The Joyent’s customers
Joyent have a great range of customers, but which of them use Hadoop for its business applications? Linkedin, eBay, Cocktail (who is a division of Yahoo!), Gilt Group are some of the companies inside this range that I know that they use Hadoop like a key part of its infrastructure. So, How many of you want to see a hand shake between the Joyent’s Management team and the MapR Technologies’s Management Team? I you do this, many companies would use the Joyent Cloud to host its high-intensive Hadoop applications, but giving the whole confidence to the MapR distribution for its peformance and great features, and on its base, SmartOS optimized for it. Everybody happy: customers, Joyent and MapR.
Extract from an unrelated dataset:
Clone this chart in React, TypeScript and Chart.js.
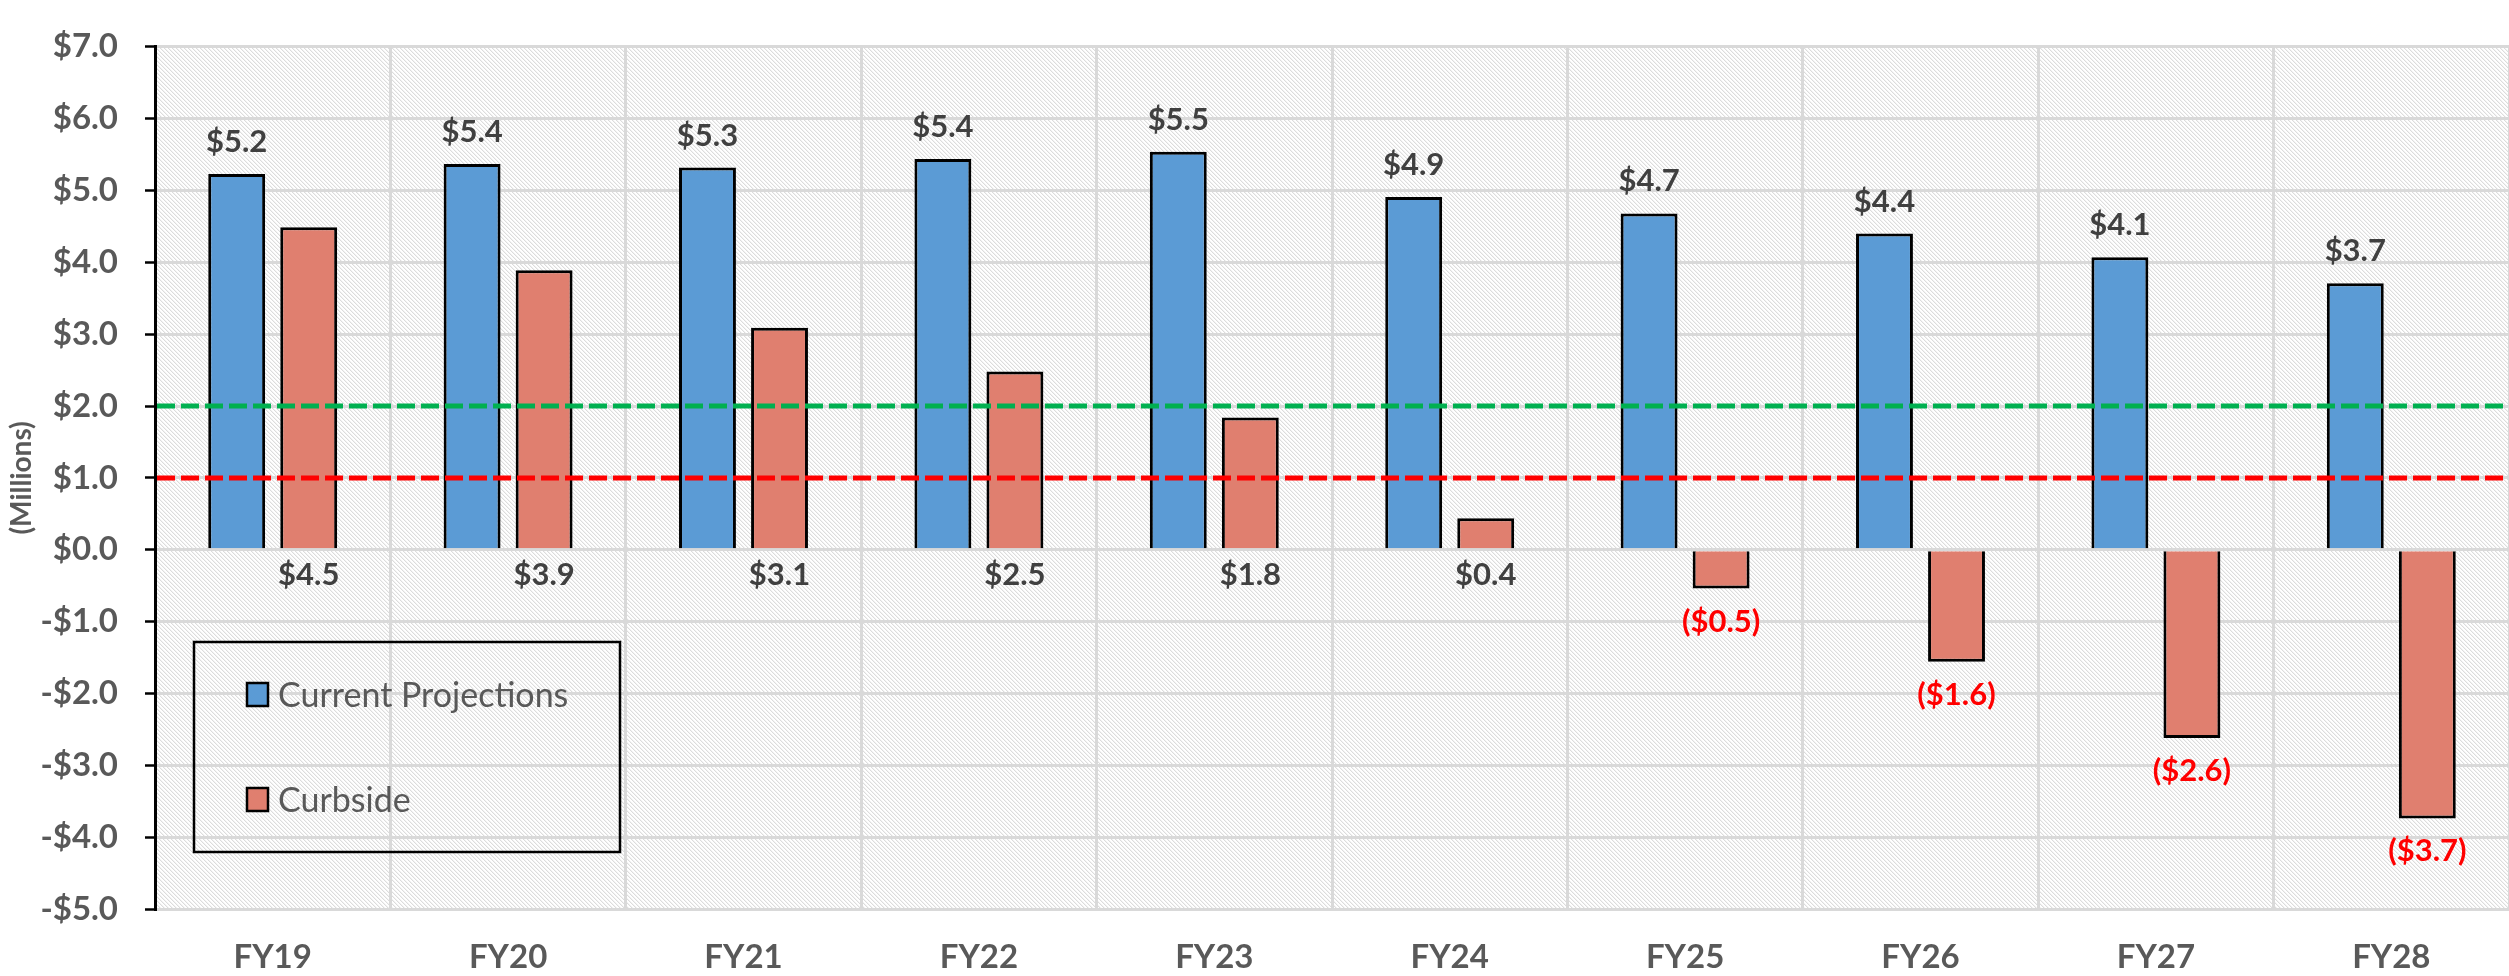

Like I said before, MapR and Joyent, you should talk and work together to raise the bar for your current and potential customers; focused on one keyword: “PERFORMANCE”, yes, if we join the features of the MapR Distribution with the remarkable features of SmartOS; MapR and Joyent can change the Big Data hosting business forever; I strongly believe that. But there are many minds in this high technical world that they don’t share my thoughts; if you are one of them, I encourage you to let a comment to enrich the post. Thanks you for your time to read this.